start

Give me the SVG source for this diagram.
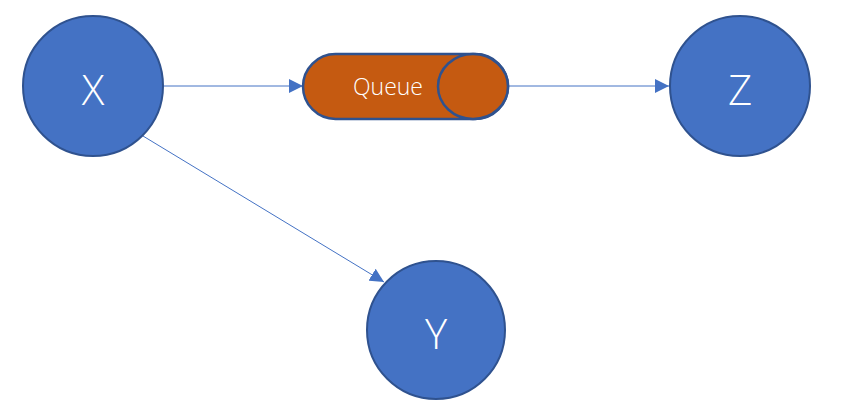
<svg xmlns="http://www.w3.org/2000/svg" width="845" height="413" viewBox="0 0 845 413">
  <style>
    .node { fill: #4472C4; stroke: #2F528F; stroke-width: 2; }
    .queue { fill: #C55A11; stroke: #2F528F; stroke-width: 2.5; }
    .label { fill: #FFFFFF; font-family: "Open Sans", "Segoe UI", "Liberation Sans", sans-serif; font-weight: 300; text-anchor: middle; dominant-baseline: central; }
    .edge { stroke: #4472C4; stroke-width: 1; fill: none; marker-end: url(#arrow); }
  </style>
  <defs>
    <marker id="arrow" viewBox="0 0 10 10" refX="10" refY="5" markerWidth="14" markerHeight="14" markerUnits="userSpaceOnUse" orient="auto">
      <path d="M0,0 L10,5 L0,10 z" fill="#4472C4"/>
    </marker>
  </defs>
  <rect width="845" height="413" fill="#FFFFFF"/>

  <g id="connectors">
    <line class="edge" x1="164" y1="86" x2="303" y2="86"/>
    <line class="edge" x1="508" y1="86" x2="669" y2="86"/>
    <line class="edge" x1="143" y1="136" x2="384" y2="282"/>
  </g>

  <g id="node-x">
    <circle class="node" cx="93" cy="86" r="70"/>
    <text class="label" x="93" y="88" font-size="42">X</text>
  </g>

  <g id="node-queue">
    <rect class="queue" x="303" y="54" width="205" height="65" rx="32.5" ry="32.5"/>
    <ellipse class="queue" cx="473" cy="86.5" rx="35" ry="32.5"/>
    <text class="label" x="388" y="86" font-size="23">Queue</text>
  </g>

  <g id="node-z">
    <circle class="node" cx="740" cy="86" r="70"/>
    <text class="label" x="740" y="88" font-size="42">Z</text>
  </g>

  <g id="node-y">
    <circle class="node" cx="436" cy="330" r="69"/>
    <text class="label" x="436" y="332" font-size="42">Y</text>
  </g>
</svg>
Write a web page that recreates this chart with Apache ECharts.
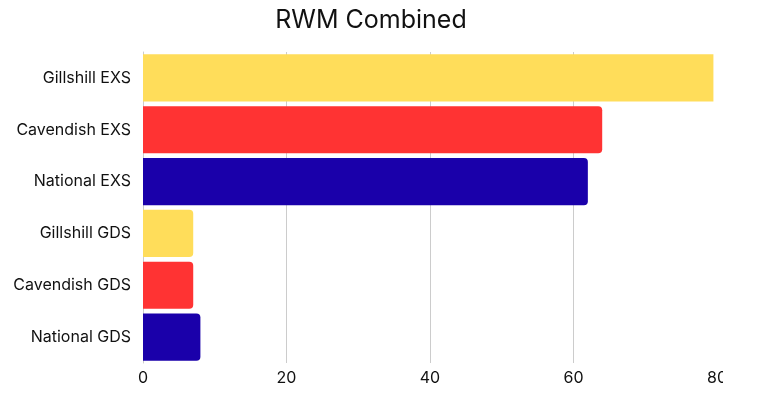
<!DOCTYPE html>
<html>
<head>
<meta charset="UTF-8">
<script src="https://cdn.jsdelivr.net/npm/echarts@6/dist/echarts.min.js"></script>
<style>
  html, body { margin: 0; padding: 0; background: #fff; }
  #wrap { width: 723px; height: 399px; overflow: hidden; }
  #chart { width: 760px; height: 399px; }
</style>
</head>
<body>
<div id="wrap"><div id="chart"></div></div>
<script>
  // top to bottom as in the picture
  var categories = ['Gillshill EXS', 'Cavendish EXS', 'National EXS', 'Gillshill GDS', 'Cavendish GDS', 'National GDS'];
  var values = [79.5, 64, 62, 7, 7, 8];
  var barColors = ['#FFDD5A', '#FF3333', '#1A00AA', '#FFDD5A', '#FF3333', '#1A00AA'];
  var xTicks = [0, 20, 40, 60, 80];

  var font = 'Inter, "Open Sans", sans-serif';
  var chart = echarts.init(document.getElementById('chart'));

  var data = values.map(function (v, i) {
    return { value: v, itemStyle: { color: barColors[i], borderRadius: i === 0 ? 0 : [0, 4, 4, 0] } };
  });

  chart.setOption({
    animation: false,
    title: {
      text: 'RWM Combined',
      left: 366, top: 3, textAlign: 'center',
      textStyle: { fontFamily: font, fontSize: 25, fontWeight: 'normal', color: '#111' }
    },
    grid: { left: 143, right: 43, top: 52, bottom: 36, containLabel: false },
    xAxis: {
      type: 'value',
      min: xTicks[0], max: xTicks[xTicks.length - 1], interval: 20,
      axisLine: { show: false },
      axisTick: { show: false },
      splitLine: { showMaxLine: false, lineStyle: { color: '#cccccc' } },
      axisLabel: { fontFamily: font, fontSize: 16, color: '#111', margin: 7 }
    },
    yAxis: {
      type: 'category',
      data: categories,
      inverse: true,
      axisLine: { lineStyle: { color: '#cccccc' } },
      axisTick: { show: false },
      axisLabel: { fontFamily: font, fontSize: 16, color: '#111', margin: 12 }
    },
    series: [{
      type: 'bar',
      data: data,
      barCategoryGap: '9%'
    }]
  });
</script>
</body>
</html>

end

→ **What the task asks**: Where a line above includes "this", copy that line.

→ **Result**:
Give me the SVG source for this diagram.
Write a web page that recreates this chart with Apache ECharts.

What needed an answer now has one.